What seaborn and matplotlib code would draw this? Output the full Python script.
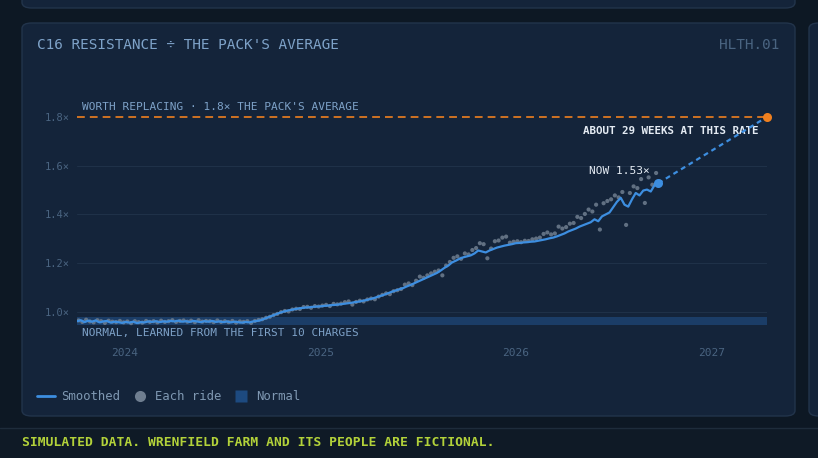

★ ★ ★ ★ ★

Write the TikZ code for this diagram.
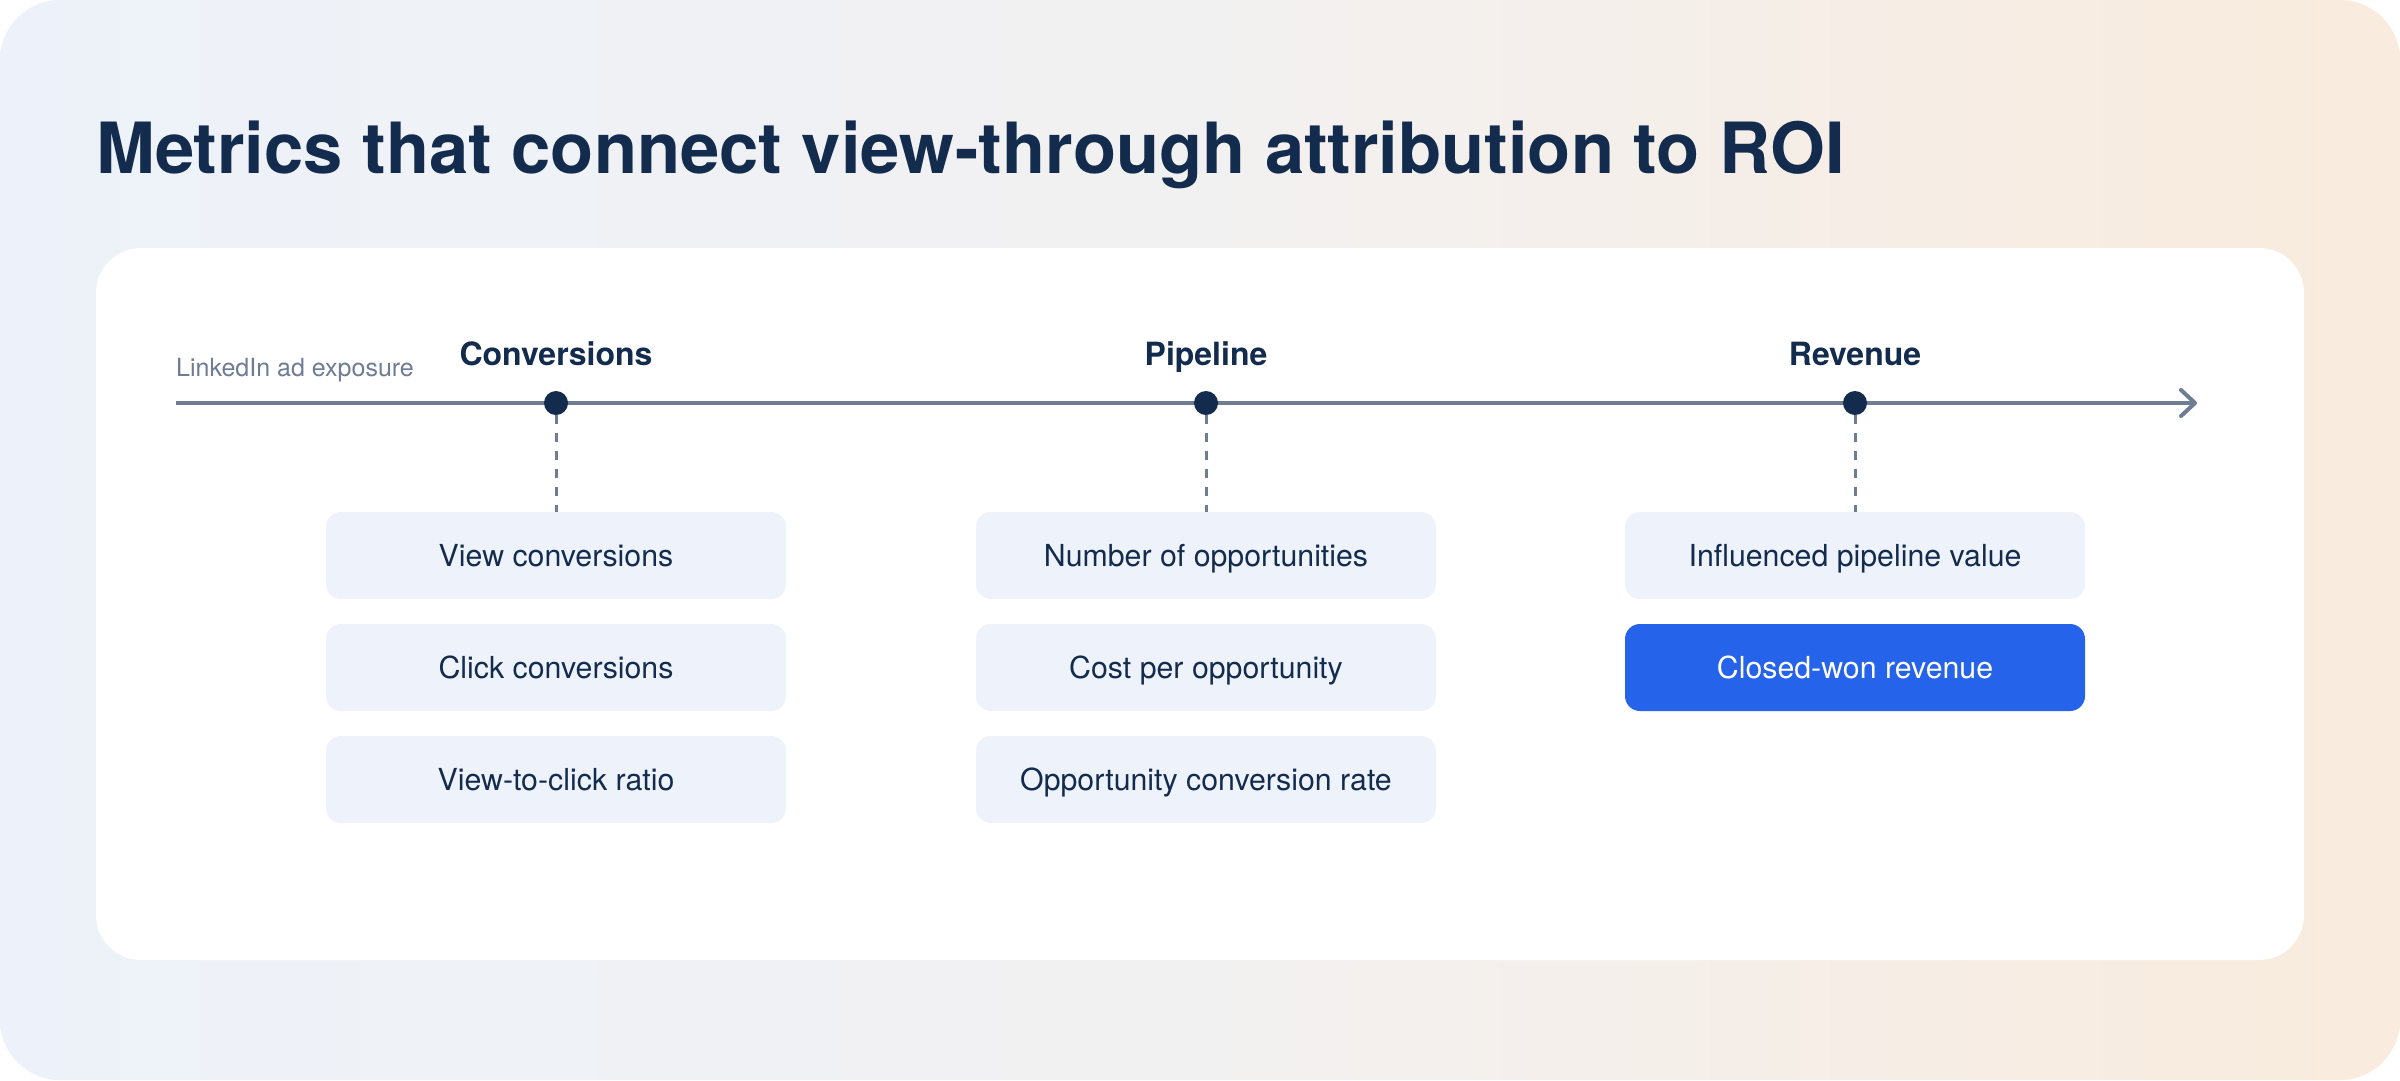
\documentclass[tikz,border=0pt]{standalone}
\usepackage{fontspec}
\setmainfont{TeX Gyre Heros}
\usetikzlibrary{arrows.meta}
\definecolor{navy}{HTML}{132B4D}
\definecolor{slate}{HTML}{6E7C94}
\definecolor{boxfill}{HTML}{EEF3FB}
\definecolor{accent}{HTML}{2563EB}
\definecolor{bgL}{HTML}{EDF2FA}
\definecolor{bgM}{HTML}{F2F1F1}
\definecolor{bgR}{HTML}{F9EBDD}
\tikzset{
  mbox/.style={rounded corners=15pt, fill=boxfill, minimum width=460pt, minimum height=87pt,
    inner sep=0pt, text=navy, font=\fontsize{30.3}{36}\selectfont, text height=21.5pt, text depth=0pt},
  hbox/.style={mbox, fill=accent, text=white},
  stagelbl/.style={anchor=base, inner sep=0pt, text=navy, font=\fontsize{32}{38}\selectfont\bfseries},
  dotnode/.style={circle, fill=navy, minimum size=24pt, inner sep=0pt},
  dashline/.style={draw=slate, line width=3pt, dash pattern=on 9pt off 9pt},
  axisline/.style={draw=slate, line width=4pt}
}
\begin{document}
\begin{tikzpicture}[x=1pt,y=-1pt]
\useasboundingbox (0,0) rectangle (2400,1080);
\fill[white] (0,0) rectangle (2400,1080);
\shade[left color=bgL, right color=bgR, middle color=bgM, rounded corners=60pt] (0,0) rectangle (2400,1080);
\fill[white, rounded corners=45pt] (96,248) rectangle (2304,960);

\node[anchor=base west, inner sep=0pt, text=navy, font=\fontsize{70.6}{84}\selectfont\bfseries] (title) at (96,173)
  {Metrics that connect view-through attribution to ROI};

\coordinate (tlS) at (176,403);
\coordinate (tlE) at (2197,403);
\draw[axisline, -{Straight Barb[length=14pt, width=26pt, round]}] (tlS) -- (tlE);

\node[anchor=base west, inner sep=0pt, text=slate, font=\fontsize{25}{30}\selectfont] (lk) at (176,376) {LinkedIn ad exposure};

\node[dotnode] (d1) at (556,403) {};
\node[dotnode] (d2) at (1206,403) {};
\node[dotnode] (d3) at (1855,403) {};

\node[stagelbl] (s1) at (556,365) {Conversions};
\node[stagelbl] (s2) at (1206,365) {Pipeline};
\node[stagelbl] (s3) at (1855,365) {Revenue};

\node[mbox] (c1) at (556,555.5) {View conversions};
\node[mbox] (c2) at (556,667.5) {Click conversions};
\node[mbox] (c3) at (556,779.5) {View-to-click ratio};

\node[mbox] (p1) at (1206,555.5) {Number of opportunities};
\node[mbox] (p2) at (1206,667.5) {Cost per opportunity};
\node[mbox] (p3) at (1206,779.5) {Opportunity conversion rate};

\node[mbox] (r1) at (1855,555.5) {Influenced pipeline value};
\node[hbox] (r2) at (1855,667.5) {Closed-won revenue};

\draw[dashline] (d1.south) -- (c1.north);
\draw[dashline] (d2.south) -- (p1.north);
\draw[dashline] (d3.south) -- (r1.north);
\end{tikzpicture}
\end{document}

★ ★ ★ ★ ★

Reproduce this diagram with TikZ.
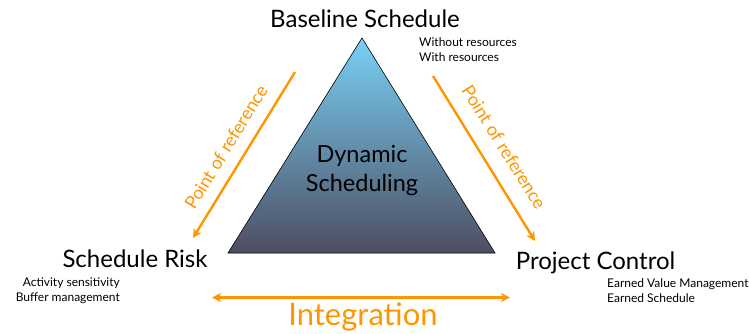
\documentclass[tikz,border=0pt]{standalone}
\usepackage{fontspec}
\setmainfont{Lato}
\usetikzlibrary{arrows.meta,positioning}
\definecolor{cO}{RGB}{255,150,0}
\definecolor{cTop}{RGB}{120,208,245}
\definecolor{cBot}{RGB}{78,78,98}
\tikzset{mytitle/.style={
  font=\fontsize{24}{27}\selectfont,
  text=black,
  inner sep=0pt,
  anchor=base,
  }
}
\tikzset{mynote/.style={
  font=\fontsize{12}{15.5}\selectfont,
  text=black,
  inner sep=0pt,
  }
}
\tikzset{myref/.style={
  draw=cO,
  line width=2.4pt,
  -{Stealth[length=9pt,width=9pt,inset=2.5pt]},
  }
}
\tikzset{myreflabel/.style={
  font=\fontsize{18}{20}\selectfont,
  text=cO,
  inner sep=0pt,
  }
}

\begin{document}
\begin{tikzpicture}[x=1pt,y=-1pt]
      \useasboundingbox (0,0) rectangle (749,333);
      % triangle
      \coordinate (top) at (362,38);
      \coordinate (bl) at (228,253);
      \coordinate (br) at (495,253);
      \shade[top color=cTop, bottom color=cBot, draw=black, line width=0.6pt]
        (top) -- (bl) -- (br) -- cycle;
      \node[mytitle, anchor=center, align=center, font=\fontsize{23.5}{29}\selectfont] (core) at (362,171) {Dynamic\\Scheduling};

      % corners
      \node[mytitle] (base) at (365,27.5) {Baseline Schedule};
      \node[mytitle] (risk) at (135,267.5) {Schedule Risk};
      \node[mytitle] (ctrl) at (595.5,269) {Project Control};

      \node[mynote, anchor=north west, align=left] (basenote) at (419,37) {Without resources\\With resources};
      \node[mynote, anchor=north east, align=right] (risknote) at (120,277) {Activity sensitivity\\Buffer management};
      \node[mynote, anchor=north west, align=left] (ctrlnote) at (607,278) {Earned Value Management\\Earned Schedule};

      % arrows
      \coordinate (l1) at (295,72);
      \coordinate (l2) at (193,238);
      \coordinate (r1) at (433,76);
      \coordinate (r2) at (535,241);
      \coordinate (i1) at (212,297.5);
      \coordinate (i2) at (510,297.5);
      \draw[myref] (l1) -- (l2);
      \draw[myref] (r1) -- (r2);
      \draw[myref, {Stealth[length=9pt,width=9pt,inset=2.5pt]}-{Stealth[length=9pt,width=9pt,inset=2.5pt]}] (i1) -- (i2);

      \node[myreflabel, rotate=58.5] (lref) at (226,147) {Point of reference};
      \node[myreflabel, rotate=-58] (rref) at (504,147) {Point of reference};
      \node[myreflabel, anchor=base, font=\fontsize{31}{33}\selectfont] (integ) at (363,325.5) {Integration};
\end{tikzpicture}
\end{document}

★ ★ ★ ★ ★

WHAT THE TASK REQUIRES -
Check every line of the data above for the string "diagram", and copy those that have it.

EXERCISE ANSWER -
Write the TikZ code for this diagram.
Reproduce this diagram with TikZ.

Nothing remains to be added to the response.